Figure 3. Inhibition of JAK/STAT3 signaling by AZD1480 in pediatric cells in vitro

A and B) AZD1480 blocks endogenous constitutive (A) and IL-6-induced (B) activation of JAK2 and STAT3. Cells were treated with indicated doses of AZD1480 alone for 24 hours (A), or pretreated with IL-6 (10 ng/ml) for 15 minutes, washed with PBS 3 times and then followed by treatment with indicated doses of AZD1480 for 24 hours (B), then lysed and immunoblotted with indicated antibodies. Ratios of p-STAT3/T-STAT3 and p-JAK2/T-JAK2 shown under the representative blots were normalized to that of untreated-control (normalized as “1”) in each cell line. C and D) AZD1480 decreased STAT3-downstream target gene expression. Cells were treated with indicated doses of AZD1480 for 24 hours. C. Real-time PCR was performed for indicated STAT3 target genes. Data represent mean±SD, of 3 independent experiments. *, P<0.05 was indicated for AZD1480-treated cells vs. control cells (t-test). D. Immunoblots were performed as described in Materials and Methods for indicated STAT3-downstream targets. Ratios of the detected target/GAPDH shown under the representative blots was normalized to that of untreated-control (normalized as “1”) in each cell line.

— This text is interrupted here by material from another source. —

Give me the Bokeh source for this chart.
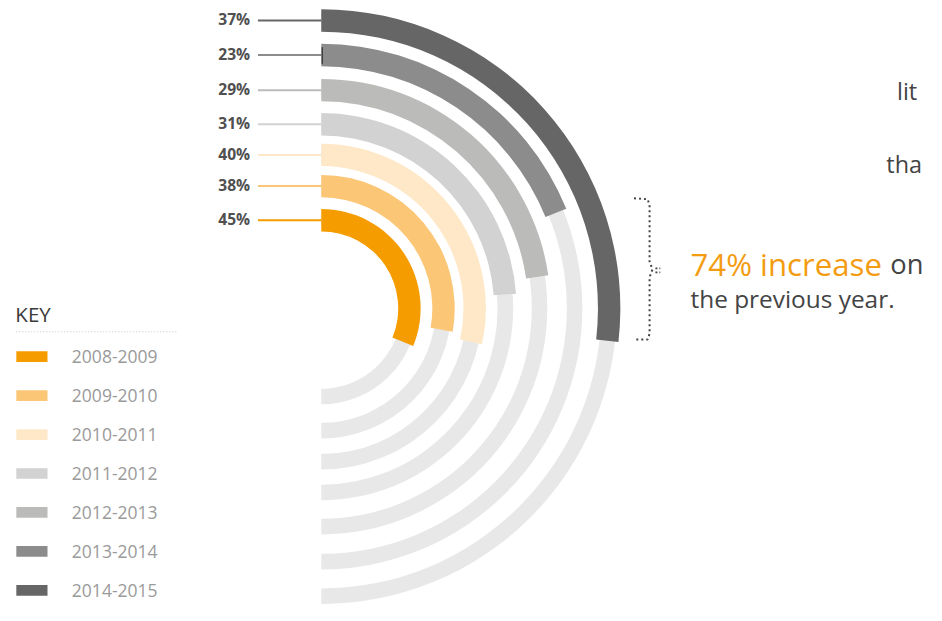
import math
from bokeh.plotting import figure
from bokeh.models import Range1d, ColumnDataSource
from bokeh.core.properties import value
from bokeh.embed import file_html
from bokeh.resources import INLINE

# ---------------- data ----------------
seasons = ["2008-2009", "2009-2010", "2010-2011", "2011-2012",
           "2012-2013", "2013-2014", "2014-2015"]
growth_pct = [45, 38, 40, 31, 29, 23, 37]
# arc length of each ring as a share (%) of the half-circle track
arc_share = [62.4, 55.6, 57.0, 47.6, 45.4, 37.7, 53.6]
colors = ["#f59c00", "#fbc676", "#fee8c8", "#d3d2d3",
          "#bbbbba", "#8c8c8c", "#666667"]
headline = "74% increase"
headline_rest = "on"
headline_line2 = "the previous year."
side_words = ["lit", "tha"]

# ---------------- layout (reference pixel coords) ----------------
W_REF, H_REF = 942, 621
FIG_W, FIG_H = 926, 605
S = FIG_H / H_REF                      # uniform px per unit
XPAD = (FIG_W / S - W_REF) / 2

def Y(ry):
    return H_REF - ry

def fs(px):
    return f"{px * S:.1f}px"

CX, CY = 325.0, 316.0
radii = [90.5, 125.5, 157.5, 189.0, 224.0, 260.0, 295.5]
BAND = 23.0
TRACK = 16.0
FONT = "Open Sans"

p = figure(width=FIG_W, height=FIG_H, output_backend="svg", toolbar_location=None,
           x_range=Range1d(-XPAD, W_REF + XPAD), y_range=Range1d(0, H_REF),
           min_border=0, background_fill_color="white", border_fill_color="white")
p.axis.visible = False
p.grid.visible = False
p.outline_line_color = None

# grey tracks (half circles, top to bottom, clockwise)
p.annular_wedge(x=[CX] * 7, y=[Y(CY)] * 7,
                inner_radius=[r - TRACK / 2 for r in radii],
                outer_radius=[r + TRACK / 2 for r in radii],
                start_angle=math.pi / 2, end_angle=-math.pi / 2,
                direction="clock", color="#e8e8e8", line_color=None)

# coloured arcs
ends = [math.pi / 2 - math.radians(s / 100 * 180) for s in arc_share]
src = ColumnDataSource(dict(
    x=[CX] * 7, y=[Y(CY)] * 7,
    ir=[r - BAND / 2 for r in radii], orr=[r + BAND / 2 for r in radii],
    sa=[math.pi / 2] * 7, ea=ends, c=colors))
p.annular_wedge(x="x", y="y", inner_radius="ir", outer_radius="orr",
                start_angle="sa", end_angle="ea", direction="clock",
                fill_color="c", line_color=None, source=src)

# label leader lines and percentages
top_y = [Y(CY - r) for r in radii]
p.segment(x0=[260] * 7, y0=top_y, x1=[CX] * 7, y1=top_y,
          line_color=colors, line_width=2)
p.text(x=[252] * 7, y=[v + 1 for v in top_y], text=[f"{g}%" for g in growth_pct],
       text_align="right", text_baseline="middle",
       text_font=value(FONT), text_font_size=fs(16), text_font_style="bold",
       text_color="#505050")

# small dark tick on the 2013-2014 ring start
p.segment(x0=[326], y0=[Y(48)], x1=[326], y1=[Y(65)], line_color="#222222", line_width=1)

# key
p.text(x=[11], y=[Y(322)], text=["KEY"], text_align="left", text_baseline="alphabetic",
       text_font=value(FONT), text_font_size=fs(21), text_color="#3a3a3a")
p.segment(x0=[12], y0=[Y(340)], x1=[178], y1=[Y(340)], line_color="#c8c8c8",
          line_width=1, line_dash="1 2")
rows = [Y(365.5 + 40 * i) for i in range(7)]
p.rect(x=[28] * 7, y=rows, width=32, height=11, fill_color=colors, line_color=None)
p.text(x=[69] * 7, y=rows, text=seasons, text_align="left", text_baseline="middle",
       text_font=value(FONT), text_font_size=fs(18), text_color="#9a9a9a")

# dotted bracket
bx = [646, 660, 662, 662, 665, 662, 662, 660, 646]
by = [Y(v) for v in [203, 204, 210, 268, 276, 284, 342, 348, 348]]
p.line(bx, by, line_color="#444444", line_width=2, line_dash="2 3")
p.segment(x0=[668, 668], y0=[Y(275), Y(279)], x1=[673, 673], y1=[Y(275), Y(279)],
          line_color="#444444", line_width=1.8, line_dash="2 2")

# annotation texts
p.text(x=[704], y=[Y(270)], text=[headline], text_align="left", text_baseline="alphabetic",
       text_font=value(FONT), text_font_size=fs(32), text_color="#f39c12")
p.text(x=[909], y=[Y(270)], text=[headline_rest], text_align="left", text_baseline="alphabetic",
       text_font=value(FONT), text_font_size=fs(28), text_color="#444444")
p.text(x=[704], y=[Y(306)], text=[headline_line2], text_align="left", text_baseline="alphabetic",
       text_font=value(FONT), text_font_size=fs(25), text_color="#444444")
p.text(x=[916, 905], y=[Y(93), Y(168)], text=side_words, text_align="left",
       text_baseline="alphabetic", text_font=value(FONT), text_font_size=fs(24),
       text_color="#444444")

open("out.html", "w").write(file_html(p, INLINE))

Figure 4. AZD1480 inhibited STAT3 activity and growth of NB, RMS and ESFT xenografts in vivo

Subcutaneous xenografts of NB were established by injection of 2×10⁶ of NB cells (KCNR and SY5Y) into the right flank of 4-6 week-old female nude mice. Orthotopic xenografts of RMS and ESFT were established by injecting 2×10⁷ Rh18 or TC32 cells into the left gastrocnemius muscle of SCID/Beige mice. AZD1480 treatment were initiated when tumors reaches the size at 100-200 mm³. AZD1480 and vehicle were administered daily for up to 3 weeks (30 mg/kg QD for KCNR and SY5Y, 30 mg/kg BID for Rh18 and TC32) by oral garage. Tumor sizes were measured three times a week. A) The graph represents a comparison of mean tumor volumes between control and AZD1480-treated groups in each cell line during the course of AZD1480 or placebo treatment. Data represent mean ± SD. P value between control and AZD1480-treated group in each cell line was determined by a two-way ANOVA. B) Effect of AZD1480 on STAT3 phosphorylation and its downstream targets in tumor xenografts in vivo. Two mice in each group (C=Control group, A=AZD1480-treated group) were killed after 9 doses of AZD1480-treatment in KCNR, SY5Y, Rh18 and TC32, respectively. Tumors were excised and proteins were extracted. Total proteins (15 μg) were analyzed for phosphorylated (p) -STAT3 ^Tyr705, total (T)-STAT3, CyclinD1, CyclinD3, Bcl-2, Survivin and GAPDH by immunoblotting.

Figure 5. Beneficial effect of AZD1480 on the survival of tumor-bearing mice

To evaluate survival in the cohort of mice treated in Fig. 4, the treatments were halted at 3 weeks and tumor xenograft growth was monitored in mice. When tumor xenografts reached a maximal diameter of 2 cm, the mice were euthanized. A) Survival curve was plotted by Kaplan-Meier analysis. P value was calculated using a two-sided long-rank test. B) After mice were sacrificed, tumor samples were frozen for immunoblotting to evaluate the late inhibition effect of AZD1480 on STAT3 activation and its downstream targets.

Figure 6. Histological evaluation by hematoxylin-eosin (HE) staining on SY5Y, KCNR, Rh18 and TC32 xenografts

Tumor tissues from euthanized mice were fixed in formalin and sectioned for histological evaluation by HE staining. The magnification of the representative pictures is ×20 (scale bar =100 μm).